Directions:
Reproduce the data below in full and exclude every picture.

Supplied data:
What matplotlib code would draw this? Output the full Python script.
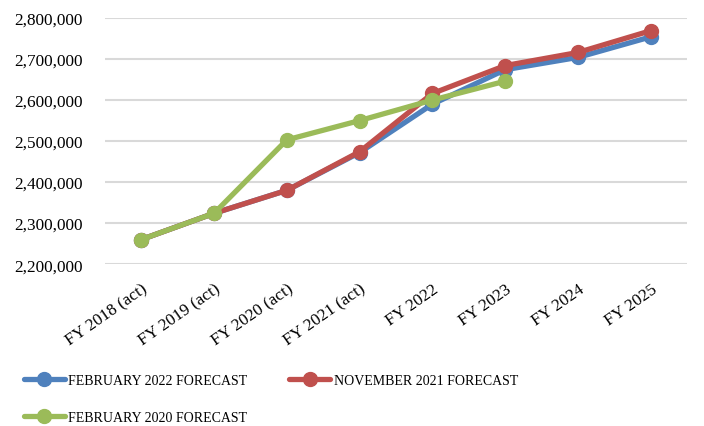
import matplotlib
matplotlib.use("Agg")
import matplotlib.pyplot as plt
from matplotlib.ticker import FuncFormatter, MultipleLocator

categories = ["FY 2018 (act)", "FY 2019 (act)", "FY 2020 (act)", "FY 2021 (act)",
              "FY 2022", "FY 2023", "FY 2024", "FY 2025"]
feb2022 = [2260000, 2324000, 2380000, 2472000, 2590000, 2674000, 2704000, 2754000]
nov2021 = [2260000, 2324000, 2380000, 2474000, 2616000, 2684000, 2716000, 2769000]
feb2020 = [2260000, 2324000, 2503000, 2550000, 2600000, 2646000]

plt.rcParams['font.family'] = ['Liberation Serif', 'DejaVu Serif']

fig = plt.figure(figsize=(7.04, 4.27), dpi=100)
ax = fig.add_axes([0.149, 0.379, 0.827, 0.5765])

x = list(range(len(categories)))
lw = 3.8
ms = 10
hb, = ax.plot(x, feb2022, color="#4F81BD", lw=lw, marker="o", ms=ms,
              solid_capstyle="round", label="FEBRUARY 2022 FORECAST", zorder=3)
hr, = ax.plot(x, nov2021, color="#C0504D", lw=lw, marker="o", ms=ms,
              solid_capstyle="round", label="NOVEMBER 2021 FORECAST", zorder=4)
hg, = ax.plot(x[:len(feb2020)], feb2020, color="#9BBB59", lw=lw, marker="o", ms=ms,
              solid_capstyle="round", label="FEBRUARY 2020 FORECAST", zorder=5)

ax.set_xlim(-0.5, 7.5)
ax.set_ylim(2200000, 2800000)
ax.yaxis.set_major_locator(MultipleLocator(100000))
ax.yaxis.set_major_formatter(FuncFormatter(lambda v, p: f"{int(v):,}"))
ax.grid(axis="y", color="#D9D9D9", lw=1.5)
ax.set_axisbelow(True)
for s in ax.spines.values():
    s.set_visible(False)
ax.tick_params(axis="both", length=0)
ax.tick_params(axis="y", pad=16, labelsize=12.4)
ax.tick_params(axis="x", pad=12, labelsize=12.3)
ax.set_xticks(x)
ax.set_xticklabels(categories, rotation=35, ha="right", rotation_mode="anchor")

fig.legend(handles=[hb, hg, hr], ncol=2, frameon=False, fontsize=10,
           loc="upper left", bbox_to_anchor=(0.034, 0.122), handlelength=2.95,
           handletextpad=0.25, columnspacing=3.0, labelspacing=1.7,
           borderaxespad=0, borderpad=0)

fig.savefig("out.png", dpi=100)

Answer to the problem:
What matplotlib code would draw this? Output the full Python script.
import matplotlib
matplotlib.use("Agg")
import matplotlib.pyplot as plt
from matplotlib.ticker import FuncFormatter, MultipleLocator

categories = ["FY 2018 (act)", "FY 2019 (act)", "FY 2020 (act)", "FY 2021 (act)",
              "FY 2022", "FY 2023", "FY 2024", "FY 2025"]
feb2022 = [2260000, 2324000, 2380000, 2472000, 2590000, 2674000, 2704000, 2754000]
nov2021 = [2260000, 2324000, 2380000, 2474000, 2616000, 2684000, 2716000, 2769000]
feb2020 = [2260000, 2324000, 2503000, 2550000, 2600000, 2646000]

plt.rcParams['font.family'] = ['Liberation Serif', 'DejaVu Serif']

fig = plt.figure(figsize=(7.04, 4.27), dpi=100)
ax = fig.add_axes([0.149, 0.379, 0.827, 0.5765])

x = list(range(len(categories)))
lw = 3.8
ms = 10
hb, = ax.plot(x, feb2022, color="#4F81BD", lw=lw, marker="o", ms=ms,
              solid_capstyle="round", label="FEBRUARY 2022 FORECAST", zorder=3)
hr, = ax.plot(x, nov2021, color="#C0504D", lw=lw, marker="o", ms=ms,
              solid_capstyle="round", label="NOVEMBER 2021 FORECAST", zorder=4)
hg, = ax.plot(x[:len(feb2020)], feb2020, color="#9BBB59", lw=lw, marker="o", ms=ms,
              solid_capstyle="round", label="FEBRUARY 2020 FORECAST", zorder=5)

ax.set_xlim(-0.5, 7.5)
ax.set_ylim(2200000, 2800000)
ax.yaxis.set_major_locator(MultipleLocator(100000))
ax.yaxis.set_major_formatter(FuncFormatter(lambda v, p: f"{int(v):,}"))
ax.grid(axis="y", color="#D9D9D9", lw=1.5)
ax.set_axisbelow(True)
for s in ax.spines.values():
    s.set_visible(False)
ax.tick_params(axis="both", length=0)
ax.tick_params(axis="y", pad=16, labelsize=12.4)
ax.tick_params(axis="x", pad=12, labelsize=12.3)
ax.set_xticks(x)
ax.set_xticklabels(categories, rotation=35, ha="right", rotation_mode="anchor")

fig.legend(handles=[hb, hg, hr], ncol=2, frameon=False, fontsize=10,
           loc="upper left", bbox_to_anchor=(0.034, 0.122), handlelength=2.95,
           handletextpad=0.25, columnspacing=3.0, labelspacing=1.7,
           borderaxespad=0, borderpad=0)

fig.savefig("out.png", dpi=100)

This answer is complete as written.